Task to carry out — Set down the data below without change, skipping the pictures it holds.

Data block —
((
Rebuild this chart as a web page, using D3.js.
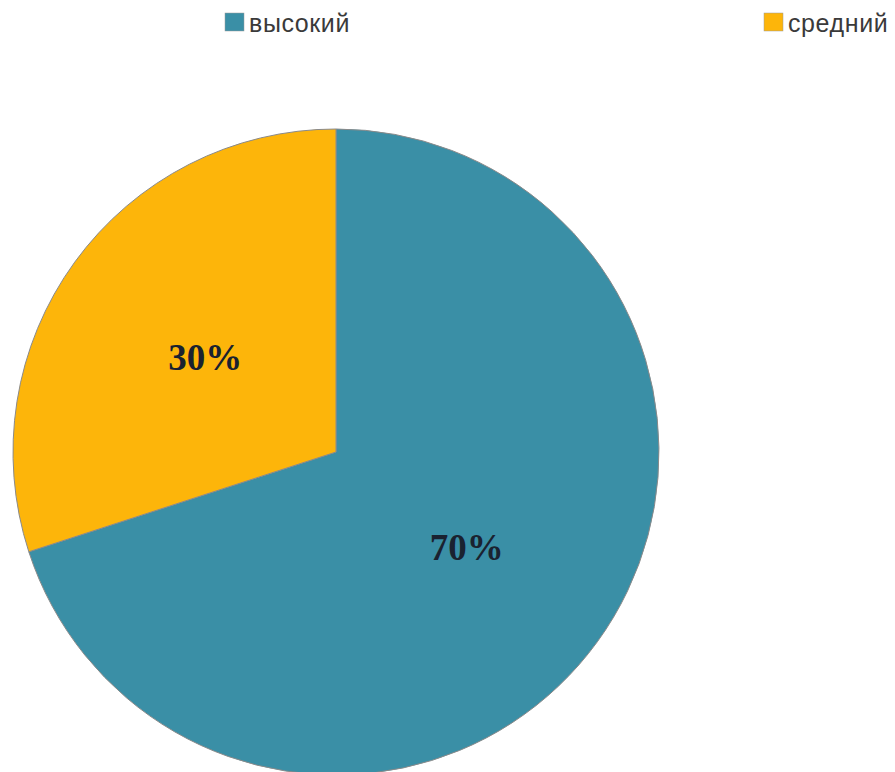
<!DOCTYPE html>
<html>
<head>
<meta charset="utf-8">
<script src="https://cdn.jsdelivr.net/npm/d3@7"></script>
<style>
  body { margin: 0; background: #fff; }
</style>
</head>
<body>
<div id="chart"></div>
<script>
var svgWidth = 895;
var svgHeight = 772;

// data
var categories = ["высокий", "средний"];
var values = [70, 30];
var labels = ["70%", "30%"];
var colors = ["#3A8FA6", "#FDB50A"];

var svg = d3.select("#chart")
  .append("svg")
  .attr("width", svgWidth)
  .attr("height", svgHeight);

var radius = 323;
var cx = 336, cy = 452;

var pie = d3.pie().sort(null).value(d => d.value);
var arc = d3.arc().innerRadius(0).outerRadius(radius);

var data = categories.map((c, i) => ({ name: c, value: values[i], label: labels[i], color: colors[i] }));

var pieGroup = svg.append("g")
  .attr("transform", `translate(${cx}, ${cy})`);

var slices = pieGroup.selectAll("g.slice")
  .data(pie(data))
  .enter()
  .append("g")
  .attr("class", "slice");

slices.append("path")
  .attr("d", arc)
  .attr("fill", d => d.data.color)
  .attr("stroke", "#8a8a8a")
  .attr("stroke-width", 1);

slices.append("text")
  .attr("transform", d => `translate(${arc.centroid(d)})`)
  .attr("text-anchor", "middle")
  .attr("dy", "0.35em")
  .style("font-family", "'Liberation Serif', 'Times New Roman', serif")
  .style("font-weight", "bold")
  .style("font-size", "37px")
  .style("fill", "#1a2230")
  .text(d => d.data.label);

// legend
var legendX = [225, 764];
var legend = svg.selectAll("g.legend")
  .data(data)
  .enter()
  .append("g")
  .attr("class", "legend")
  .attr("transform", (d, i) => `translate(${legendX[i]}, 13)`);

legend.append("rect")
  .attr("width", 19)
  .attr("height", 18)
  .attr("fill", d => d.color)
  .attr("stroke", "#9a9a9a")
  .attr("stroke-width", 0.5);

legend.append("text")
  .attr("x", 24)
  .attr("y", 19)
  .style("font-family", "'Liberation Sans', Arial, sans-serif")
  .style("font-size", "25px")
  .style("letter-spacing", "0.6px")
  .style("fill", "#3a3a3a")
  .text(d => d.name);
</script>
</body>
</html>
))
The output —
Rebuild this chart as a web page, using D3.js.
<!DOCTYPE html>
<html>
<head>
<meta charset="utf-8">
<script src="https://cdn.jsdelivr.net/npm/d3@7"></script>
<style>
  body { margin: 0; background: #fff; }
</style>
</head>
<body>
<div id="chart"></div>
<script>
var svgWidth = 895;
var svgHeight = 772;

// data
var categories = ["высокий", "средний"];
var values = [70, 30];
var labels = ["70%", "30%"];
var colors = ["#3A8FA6", "#FDB50A"];

var svg = d3.select("#chart")
  .append("svg")
  .attr("width", svgWidth)
  .attr("height", svgHeight);

var radius = 323;
var cx = 336, cy = 452;

var pie = d3.pie().sort(null).value(d => d.value);
var arc = d3.arc().innerRadius(0).outerRadius(radius);

var data = categories.map((c, i) => ({ name: c, value: values[i], label: labels[i], color: colors[i] }));

var pieGroup = svg.append("g")
  .attr("transform", `translate(${cx}, ${cy})`);

var slices = pieGroup.selectAll("g.slice")
  .data(pie(data))
  .enter()
  .append("g")
  .attr("class", "slice");

slices.append("path")
  .attr("d", arc)
  .attr("fill", d => d.data.color)
  .attr("stroke", "#8a8a8a")
  .attr("stroke-width", 1);

slices.append("text")
  .attr("transform", d => `translate(${arc.centroid(d)})`)
  .attr("text-anchor", "middle")
  .attr("dy", "0.35em")
  .style("font-family", "'Liberation Serif', 'Times New Roman', serif")
  .style("font-weight", "bold")
  .style("font-size", "37px")
  .style("fill", "#1a2230")
  .text(d => d.data.label);

// legend
var legendX = [225, 764];
var legend = svg.selectAll("g.legend")
  .data(data)
  .enter()
  .append("g")
  .attr("class", "legend")
  .attr("transform", (d, i) => `translate(${legendX[i]}, 13)`);

legend.append("rect")
  .attr("width", 19)
  .attr("height", 18)
  .attr("fill", d => d.color)
  .attr("stroke", "#9a9a9a")
  .attr("stroke-width", 0.5);

legend.append("text")
  .attr("x", 24)
  .attr("y", 19)
  .style("font-family", "'Liberation Sans', Arial, sans-serif")
  .style("font-size", "25px")
  .style("letter-spacing", "0.6px")
  .style("fill", "#3a3a3a")
  .text(d => d.name);
</script>
</body>
</html>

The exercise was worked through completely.